Le trésorier du Front national Wallerand de Saint-Just est l’invité d’Yves Thréard de la rédaction du Figaro. Il évoque notamment la candidature de Jean-Frédéric Poisson, le cas du SIEL de Karim Ouchikh, l’aspiration de la droite classique, les propositions de Fillon sur la Syrie, Macron l’anti-Système, mais surtout le jugement de Jean-Marie Le Pen, et son action en justice contre le FN.
C’est lorsque Thréard aborde le cas de l’exclusion de Jean-Marie Le Pen du FN (à 6’08) que Saint-Just livre une étonnante information en forme d’aveu, ou un aveu en forme d’information, un peu malgré lui :
Saint-Just : Je le connais bien, c’est pour ça que je voulais dire qu’il n’y a jamais rien eu de personnel avec Jean-Marie Le Pen dans cette affaire-là, tout a été exclusivement politique, et le geste politique a été de montrer que le Front national ne veut plus et fait tout ce qu’il faut pour ne plus être soumis à des accusations particulièrement désagréables.
Thréard : De sa part.
Saint-Just : Non ! De la part, d de , notamment, des Français, des des des des électeurs, qui seraient des accusations qui peuvent être de racisme ou d’antisémitisme, c’est exclusivement politique ce que nous avons fait !
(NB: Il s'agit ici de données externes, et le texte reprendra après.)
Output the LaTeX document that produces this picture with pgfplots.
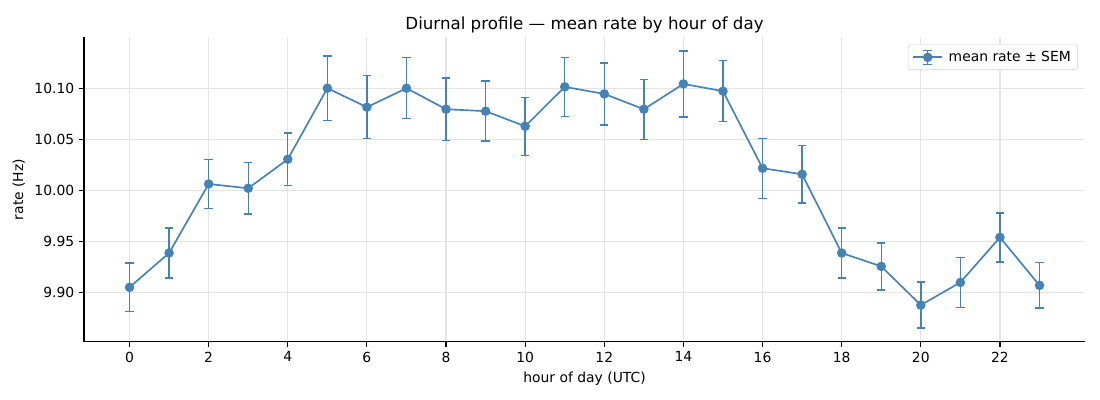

Thréard : Le Front national n’est pas un parti antisémite...
Saint-Just : Et le tribunal a dit, votre procédure d’exclusion pour les motifs politiques reprochés à Jean-Marie Le Pen, elle est parfaitement menée et elle est parfaitement fondée. Donc nous avons fait le travail.
Le résumé par Le Point du jugement du 17 novembre 2016 :
Jeudi 17 novembre, la justice a validé son exclusion en tant que membre du Front national. Mais, cette décision n’a « pas d’effet » sur son statut de président d’honneur du parti d’extrême droite, qu’il a cofondé. Jean-Marie Le Pen « demeure investi » de sa qualité de président d’honneur et, « en conséquence », « devra être convoqué en qualité de membre de droit de toutes les instances » dirigeantes du parti dirigé par sa fille Marine Le Pen et pourra y « participer », « sous astreinte de 2 000 euros par infraction constatée », écrivent les juges du tribunal de grande instance de Nanterre dans leur décision. La décision est applicable immédiatement, même si le FN fait appel, précise le jugement.
Saint-Just évoque alors les votes américain (Trump) et britannique (Brexit) pour avancer l’idée d’une inéluctabilité de l’élection de Marine Le Pen à la présidence de la République, car les peuples réclament de la « protection », celle qui leur a été enlevée par l’Europe et sa dilution des frontières :
« Tous les pays mettent en oeuvre un protectionnisme intelligent, tous, sauf la France et l’Union européenne... Ce n’est que l’Allemagne qui a profité de l’Union européenne. »
Yves Thréard, qui semble globalement séduit par le discours de Saint-Just, tente de jouer au journaliste impartial en arguant que le programme du FN est désormais « d’extrême gauche » et qu’il est la copie de celui de « Mélenchon ». Mais on reste loin des interviews 100% orientées qu’on peut voir sur le service public audiovisuel ou dans la presse de gauche du type Libé ou Le Monde. Le Figaro, de par son positionnement plutôt traditionaliste, échappe à une bonne partie de l’accusation classique des relais de la pensée unique. Que ce soit la droite nationale ou la gauche sociale, chacun peut y développer ses thèses sans se faire insulter.
Il reste maintenant au quotidien du Groupe Dassault à inviter les intellectuels qui comptent, qui font le débat sur l’Internet, le véritable champ de la démocratie, ces intellectuels qui font avancer les choses, qui développent les idées nouvelles, reprises en douce et avec parcimonie par les conseillers des candidats de « l’ancien monde », comme dirait Dieudonné. Vu le défilé des têtes dans le Talk du Figaro, et la réaction populiste – un terme tout sauf péjoratif selon nous – de l’électorat dans toutes les dernières élections symboliques (États-Unis, Grande-Bretagne, Autriche, Hongrie, Allemagne), les journaux ont intérêt à accrocher leur wagon à cette nouvelle locomotive, sous peine d’être définitivement et mortellement largués.